--- Start Data lines ---
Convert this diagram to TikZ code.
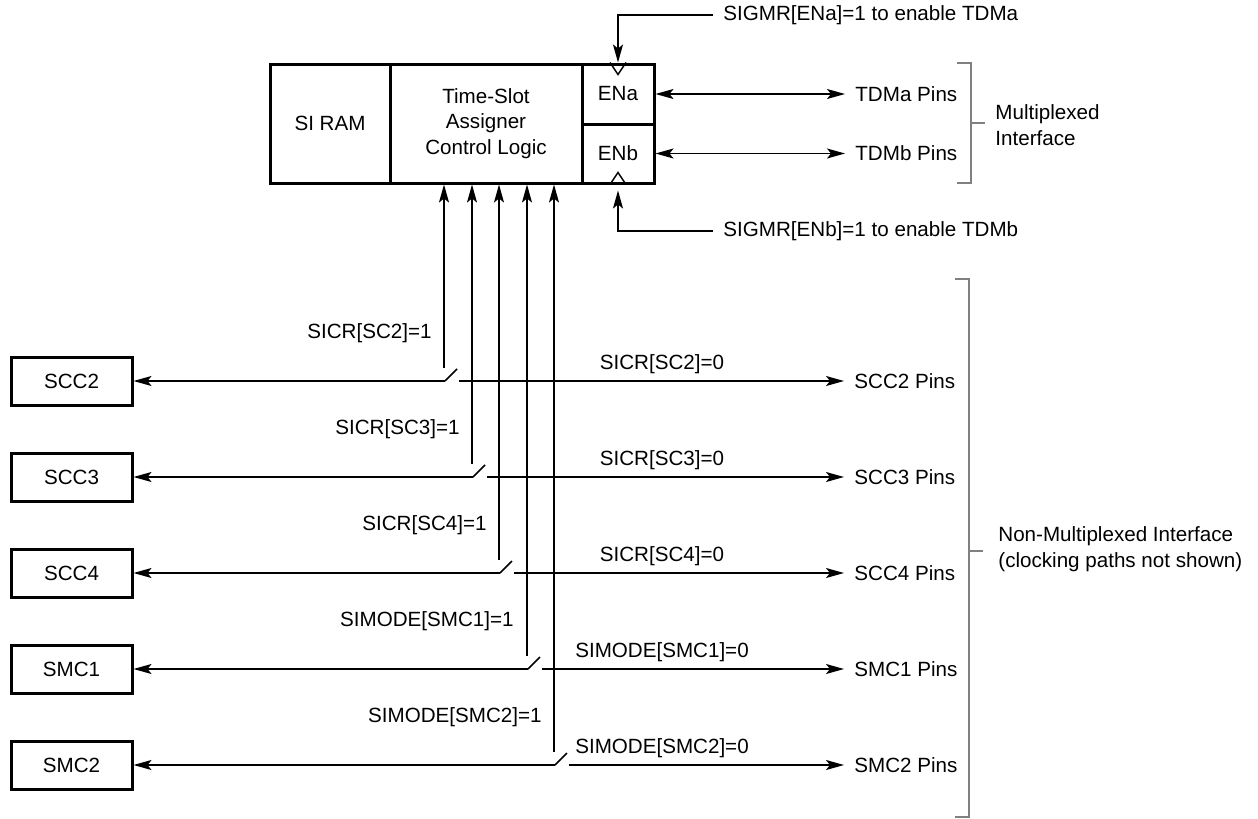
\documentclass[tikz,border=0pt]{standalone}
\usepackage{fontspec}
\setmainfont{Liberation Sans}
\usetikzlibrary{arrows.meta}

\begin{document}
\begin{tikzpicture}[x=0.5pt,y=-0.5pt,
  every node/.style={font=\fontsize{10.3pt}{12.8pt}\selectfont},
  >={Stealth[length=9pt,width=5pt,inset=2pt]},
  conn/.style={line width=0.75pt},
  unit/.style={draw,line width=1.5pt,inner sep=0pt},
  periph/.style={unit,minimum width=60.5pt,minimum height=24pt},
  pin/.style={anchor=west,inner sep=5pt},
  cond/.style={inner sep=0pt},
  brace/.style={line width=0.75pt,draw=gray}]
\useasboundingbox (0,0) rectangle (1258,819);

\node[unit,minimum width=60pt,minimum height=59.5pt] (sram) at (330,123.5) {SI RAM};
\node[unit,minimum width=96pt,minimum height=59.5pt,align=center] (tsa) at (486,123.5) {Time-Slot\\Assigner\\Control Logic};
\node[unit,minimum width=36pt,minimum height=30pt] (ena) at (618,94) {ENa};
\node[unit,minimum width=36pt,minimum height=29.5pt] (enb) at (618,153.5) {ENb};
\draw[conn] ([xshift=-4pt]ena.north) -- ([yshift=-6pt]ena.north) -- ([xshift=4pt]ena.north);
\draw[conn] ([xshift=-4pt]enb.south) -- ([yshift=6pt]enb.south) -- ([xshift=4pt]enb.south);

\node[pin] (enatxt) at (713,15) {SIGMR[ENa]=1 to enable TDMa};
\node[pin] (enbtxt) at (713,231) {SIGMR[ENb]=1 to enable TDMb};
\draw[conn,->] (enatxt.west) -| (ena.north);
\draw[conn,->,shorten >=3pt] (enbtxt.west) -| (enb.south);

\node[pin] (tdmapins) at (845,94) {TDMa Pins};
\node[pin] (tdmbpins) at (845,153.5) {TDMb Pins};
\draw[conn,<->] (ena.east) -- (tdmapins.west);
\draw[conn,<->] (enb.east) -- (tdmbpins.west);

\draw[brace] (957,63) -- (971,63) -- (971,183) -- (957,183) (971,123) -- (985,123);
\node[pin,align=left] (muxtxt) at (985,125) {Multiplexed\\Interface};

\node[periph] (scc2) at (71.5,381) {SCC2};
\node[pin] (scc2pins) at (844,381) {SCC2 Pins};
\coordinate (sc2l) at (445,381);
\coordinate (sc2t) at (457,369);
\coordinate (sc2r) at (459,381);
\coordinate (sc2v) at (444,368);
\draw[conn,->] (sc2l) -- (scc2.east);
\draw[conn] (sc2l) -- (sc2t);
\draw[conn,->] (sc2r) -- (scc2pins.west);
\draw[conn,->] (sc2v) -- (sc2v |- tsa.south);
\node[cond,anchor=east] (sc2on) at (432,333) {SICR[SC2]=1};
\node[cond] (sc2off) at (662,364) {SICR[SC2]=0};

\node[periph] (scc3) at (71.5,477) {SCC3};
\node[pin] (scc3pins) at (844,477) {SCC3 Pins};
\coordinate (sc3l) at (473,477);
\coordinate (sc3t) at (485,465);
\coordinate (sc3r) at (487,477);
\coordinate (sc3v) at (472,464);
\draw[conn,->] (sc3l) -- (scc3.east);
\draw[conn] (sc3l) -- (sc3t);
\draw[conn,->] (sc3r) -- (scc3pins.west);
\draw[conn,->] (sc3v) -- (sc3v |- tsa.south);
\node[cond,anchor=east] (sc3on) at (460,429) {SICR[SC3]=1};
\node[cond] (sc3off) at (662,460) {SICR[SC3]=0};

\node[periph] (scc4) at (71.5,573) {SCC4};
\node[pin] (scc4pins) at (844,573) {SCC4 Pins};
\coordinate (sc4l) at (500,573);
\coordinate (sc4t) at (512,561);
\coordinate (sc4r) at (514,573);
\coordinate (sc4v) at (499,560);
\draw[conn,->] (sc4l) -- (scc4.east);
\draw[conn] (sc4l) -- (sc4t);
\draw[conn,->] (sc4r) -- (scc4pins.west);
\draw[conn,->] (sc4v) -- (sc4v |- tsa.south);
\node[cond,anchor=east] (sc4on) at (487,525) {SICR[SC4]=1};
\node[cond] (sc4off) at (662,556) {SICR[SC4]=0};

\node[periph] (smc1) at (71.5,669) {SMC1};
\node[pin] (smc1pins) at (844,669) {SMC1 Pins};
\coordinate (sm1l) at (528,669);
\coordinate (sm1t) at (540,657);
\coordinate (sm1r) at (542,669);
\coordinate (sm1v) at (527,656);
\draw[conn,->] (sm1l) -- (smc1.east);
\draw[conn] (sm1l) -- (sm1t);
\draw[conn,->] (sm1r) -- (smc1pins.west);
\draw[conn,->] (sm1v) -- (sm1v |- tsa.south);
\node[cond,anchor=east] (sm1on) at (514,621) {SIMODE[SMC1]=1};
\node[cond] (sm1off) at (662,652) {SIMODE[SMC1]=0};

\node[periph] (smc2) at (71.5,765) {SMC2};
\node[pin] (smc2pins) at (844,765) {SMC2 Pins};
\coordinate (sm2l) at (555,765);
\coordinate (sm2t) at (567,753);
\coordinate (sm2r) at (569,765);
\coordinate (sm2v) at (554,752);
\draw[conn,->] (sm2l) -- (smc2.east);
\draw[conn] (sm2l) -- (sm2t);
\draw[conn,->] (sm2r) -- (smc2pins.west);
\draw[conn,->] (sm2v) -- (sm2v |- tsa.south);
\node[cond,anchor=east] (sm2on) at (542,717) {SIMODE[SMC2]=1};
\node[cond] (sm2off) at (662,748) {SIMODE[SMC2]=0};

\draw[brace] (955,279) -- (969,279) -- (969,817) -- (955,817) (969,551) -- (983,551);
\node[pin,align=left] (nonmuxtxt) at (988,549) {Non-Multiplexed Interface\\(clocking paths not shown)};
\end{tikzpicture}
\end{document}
--- End Data lines ---
## Brief
Please write out all of the material above without changing a word, and omit any pictures.

## Reply to the task
Convert this diagram to TikZ code.
\documentclass[tikz,border=0pt]{standalone}
\usepackage{fontspec}
\setmainfont{Liberation Sans}
\usetikzlibrary{arrows.meta}

\begin{document}
\begin{tikzpicture}[x=0.5pt,y=-0.5pt,
  every node/.style={font=\fontsize{10.3pt}{12.8pt}\selectfont},
  >={Stealth[length=9pt,width=5pt,inset=2pt]},
  conn/.style={line width=0.75pt},
  unit/.style={draw,line width=1.5pt,inner sep=0pt},
  periph/.style={unit,minimum width=60.5pt,minimum height=24pt},
  pin/.style={anchor=west,inner sep=5pt},
  cond/.style={inner sep=0pt},
  brace/.style={line width=0.75pt,draw=gray}]
\useasboundingbox (0,0) rectangle (1258,819);

\node[unit,minimum width=60pt,minimum height=59.5pt] (sram) at (330,123.5) {SI RAM};
\node[unit,minimum width=96pt,minimum height=59.5pt,align=center] (tsa) at (486,123.5) {Time-Slot\\Assigner\\Control Logic};
\node[unit,minimum width=36pt,minimum height=30pt] (ena) at (618,94) {ENa};
\node[unit,minimum width=36pt,minimum height=29.5pt] (enb) at (618,153.5) {ENb};
\draw[conn] ([xshift=-4pt]ena.north) -- ([yshift=-6pt]ena.north) -- ([xshift=4pt]ena.north);
\draw[conn] ([xshift=-4pt]enb.south) -- ([yshift=6pt]enb.south) -- ([xshift=4pt]enb.south);

\node[pin] (enatxt) at (713,15) {SIGMR[ENa]=1 to enable TDMa};
\node[pin] (enbtxt) at (713,231) {SIGMR[ENb]=1 to enable TDMb};
\draw[conn,->] (enatxt.west) -| (ena.north);
\draw[conn,->,shorten >=3pt] (enbtxt.west) -| (enb.south);

\node[pin] (tdmapins) at (845,94) {TDMa Pins};
\node[pin] (tdmbpins) at (845,153.5) {TDMb Pins};
\draw[conn,<->] (ena.east) -- (tdmapins.west);
\draw[conn,<->] (enb.east) -- (tdmbpins.west);

\draw[brace] (957,63) -- (971,63) -- (971,183) -- (957,183) (971,123) -- (985,123);
\node[pin,align=left] (muxtxt) at (985,125) {Multiplexed\\Interface};

\node[periph] (scc2) at (71.5,381) {SCC2};
\node[pin] (scc2pins) at (844,381) {SCC2 Pins};
\coordinate (sc2l) at (445,381);
\coordinate (sc2t) at (457,369);
\coordinate (sc2r) at (459,381);
\coordinate (sc2v) at (444,368);
\draw[conn,->] (sc2l) -- (scc2.east);
\draw[conn] (sc2l) -- (sc2t);
\draw[conn,->] (sc2r) -- (scc2pins.west);
\draw[conn,->] (sc2v) -- (sc2v |- tsa.south);
\node[cond,anchor=east] (sc2on) at (432,333) {SICR[SC2]=1};
\node[cond] (sc2off) at (662,364) {SICR[SC2]=0};

\node[periph] (scc3) at (71.5,477) {SCC3};
\node[pin] (scc3pins) at (844,477) {SCC3 Pins};
\coordinate (sc3l) at (473,477);
\coordinate (sc3t) at (485,465);
\coordinate (sc3r) at (487,477);
\coordinate (sc3v) at (472,464);
\draw[conn,->] (sc3l) -- (scc3.east);
\draw[conn] (sc3l) -- (sc3t);
\draw[conn,->] (sc3r) -- (scc3pins.west);
\draw[conn,->] (sc3v) -- (sc3v |- tsa.south);
\node[cond,anchor=east] (sc3on) at (460,429) {SICR[SC3]=1};
\node[cond] (sc3off) at (662,460) {SICR[SC3]=0};

\node[periph] (scc4) at (71.5,573) {SCC4};
\node[pin] (scc4pins) at (844,573) {SCC4 Pins};
\coordinate (sc4l) at (500,573);
\coordinate (sc4t) at (512,561);
\coordinate (sc4r) at (514,573);
\coordinate (sc4v) at (499,560);
\draw[conn,->] (sc4l) -- (scc4.east);
\draw[conn] (sc4l) -- (sc4t);
\draw[conn,->] (sc4r) -- (scc4pins.west);
\draw[conn,->] (sc4v) -- (sc4v |- tsa.south);
\node[cond,anchor=east] (sc4on) at (487,525) {SICR[SC4]=1};
\node[cond] (sc4off) at (662,556) {SICR[SC4]=0};

\node[periph] (smc1) at (71.5,669) {SMC1};
\node[pin] (smc1pins) at (844,669) {SMC1 Pins};
\coordinate (sm1l) at (528,669);
\coordinate (sm1t) at (540,657);
\coordinate (sm1r) at (542,669);
\coordinate (sm1v) at (527,656);
\draw[conn,->] (sm1l) -- (smc1.east);
\draw[conn] (sm1l) -- (sm1t);
\draw[conn,->] (sm1r) -- (smc1pins.west);
\draw[conn,->] (sm1v) -- (sm1v |- tsa.south);
\node[cond,anchor=east] (sm1on) at (514,621) {SIMODE[SMC1]=1};
\node[cond] (sm1off) at (662,652) {SIMODE[SMC1]=0};

\node[periph] (smc2) at (71.5,765) {SMC2};
\node[pin] (smc2pins) at (844,765) {SMC2 Pins};
\coordinate (sm2l) at (555,765);
\coordinate (sm2t) at (567,753);
\coordinate (sm2r) at (569,765);
\coordinate (sm2v) at (554,752);
\draw[conn,->] (sm2l) -- (smc2.east);
\draw[conn] (sm2l) -- (sm2t);
\draw[conn,->] (sm2r) -- (smc2pins.west);
\draw[conn,->] (sm2v) -- (sm2v |- tsa.south);
\node[cond,anchor=east] (sm2on) at (542,717) {SIMODE[SMC2]=1};
\node[cond] (sm2off) at (662,748) {SIMODE[SMC2]=0};

\draw[brace] (955,279) -- (969,279) -- (969,817) -- (955,817) (969,551) -- (983,551);
\node[pin,align=left] (nonmuxtxt) at (988,549) {Non-Multiplexed Interface\\(clocking paths not shown)};
\end{tikzpicture}
\end{document}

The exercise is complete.